With the opposition winning over a large number of peasants, for long a LF votebank, by launching sustained and often-violent campaigns against the acquisition of farmland for industries, a shaky administration is loathe to take any decisions on projects that require large chunks of land.
The outcome was there for all to see.
Tata Motors withdrew its small car project from Singur. And the government was also forced to pull out of Nandigram, where it was hoping to set up a chemical hub with Indonesia’s Salim group, following police firing on peasants and opposition activists on March 14, 2007.
The death of 14 people that day and the resultant backlash dealt a blow to the administration’s ability to implement hard and unpopular decisions needed in the long-term interests of the state.

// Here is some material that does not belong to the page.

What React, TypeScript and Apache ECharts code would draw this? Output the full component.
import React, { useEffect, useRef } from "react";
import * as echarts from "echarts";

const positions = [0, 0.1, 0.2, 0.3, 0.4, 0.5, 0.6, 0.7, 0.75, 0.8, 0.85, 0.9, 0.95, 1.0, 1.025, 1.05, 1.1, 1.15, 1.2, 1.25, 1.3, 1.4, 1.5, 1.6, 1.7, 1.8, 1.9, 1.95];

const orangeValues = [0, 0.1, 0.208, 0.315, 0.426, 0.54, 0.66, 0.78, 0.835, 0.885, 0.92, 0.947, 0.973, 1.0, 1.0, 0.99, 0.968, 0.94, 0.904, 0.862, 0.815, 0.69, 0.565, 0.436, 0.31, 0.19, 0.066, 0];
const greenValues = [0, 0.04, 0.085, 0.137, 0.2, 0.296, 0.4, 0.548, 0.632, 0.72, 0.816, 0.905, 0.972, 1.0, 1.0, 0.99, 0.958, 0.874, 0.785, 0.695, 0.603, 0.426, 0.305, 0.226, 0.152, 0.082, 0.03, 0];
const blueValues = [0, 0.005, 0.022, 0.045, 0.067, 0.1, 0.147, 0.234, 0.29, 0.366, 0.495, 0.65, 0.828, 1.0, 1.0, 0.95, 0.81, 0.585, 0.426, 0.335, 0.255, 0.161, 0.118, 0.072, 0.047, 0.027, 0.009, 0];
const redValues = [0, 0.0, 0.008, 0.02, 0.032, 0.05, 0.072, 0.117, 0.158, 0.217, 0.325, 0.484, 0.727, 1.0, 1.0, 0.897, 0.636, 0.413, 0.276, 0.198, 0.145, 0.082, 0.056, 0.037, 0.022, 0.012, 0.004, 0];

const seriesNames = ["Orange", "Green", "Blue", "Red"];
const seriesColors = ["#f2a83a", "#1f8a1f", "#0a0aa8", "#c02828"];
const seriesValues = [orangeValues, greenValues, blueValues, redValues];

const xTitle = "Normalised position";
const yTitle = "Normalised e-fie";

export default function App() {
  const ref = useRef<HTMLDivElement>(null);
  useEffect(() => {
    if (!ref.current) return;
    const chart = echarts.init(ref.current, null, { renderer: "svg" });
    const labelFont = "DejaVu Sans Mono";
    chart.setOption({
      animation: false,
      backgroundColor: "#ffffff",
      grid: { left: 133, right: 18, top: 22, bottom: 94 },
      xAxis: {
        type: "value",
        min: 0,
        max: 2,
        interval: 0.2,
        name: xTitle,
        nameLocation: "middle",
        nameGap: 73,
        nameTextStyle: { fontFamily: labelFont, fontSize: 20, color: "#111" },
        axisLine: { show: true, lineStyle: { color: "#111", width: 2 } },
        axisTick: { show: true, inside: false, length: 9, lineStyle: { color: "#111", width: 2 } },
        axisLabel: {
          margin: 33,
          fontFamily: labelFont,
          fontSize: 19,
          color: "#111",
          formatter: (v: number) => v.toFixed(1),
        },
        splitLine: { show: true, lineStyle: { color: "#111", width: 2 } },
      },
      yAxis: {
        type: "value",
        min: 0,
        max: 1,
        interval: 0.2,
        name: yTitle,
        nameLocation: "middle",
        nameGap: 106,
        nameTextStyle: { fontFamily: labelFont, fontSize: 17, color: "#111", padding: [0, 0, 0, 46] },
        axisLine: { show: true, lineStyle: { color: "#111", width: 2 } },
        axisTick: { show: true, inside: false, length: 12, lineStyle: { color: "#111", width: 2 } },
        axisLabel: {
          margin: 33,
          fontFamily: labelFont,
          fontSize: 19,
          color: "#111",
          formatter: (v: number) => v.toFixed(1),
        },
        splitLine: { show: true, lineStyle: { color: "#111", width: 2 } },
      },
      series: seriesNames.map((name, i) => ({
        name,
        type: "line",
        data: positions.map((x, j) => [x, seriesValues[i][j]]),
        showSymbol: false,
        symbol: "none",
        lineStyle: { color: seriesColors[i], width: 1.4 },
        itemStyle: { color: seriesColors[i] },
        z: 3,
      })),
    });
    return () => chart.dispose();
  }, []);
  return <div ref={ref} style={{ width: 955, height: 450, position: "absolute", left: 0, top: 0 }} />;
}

Apart from entrepreneurial ventures, even infrastructure projects like the construction of highways and power plants have been stalled on the land issue.
Bhattacharjee – often compared to reformist Chinese leader Deng Xiaoping for his reformist economic policies and ‘do it now’ slogan – has been trying to reverse the downward curve by identifying the deficiencies in the administration.
The dhoti clad Bengali ‘Bhadralok’ now takes weekend trips to the districts and holds daily meetings with district leaders to ensure that government initiatives percolate down. Based on the inputs, he directs bureaucrats to fine-tune the mechanism to benefit the masses “irrespective of party colour”.
It remains to be seen if Brand Buddha — once hailed as the prime reason for making the state a happening investment destination for global corporate honchos — regains its lustre and succeeds in reviving the LF’s fortunes.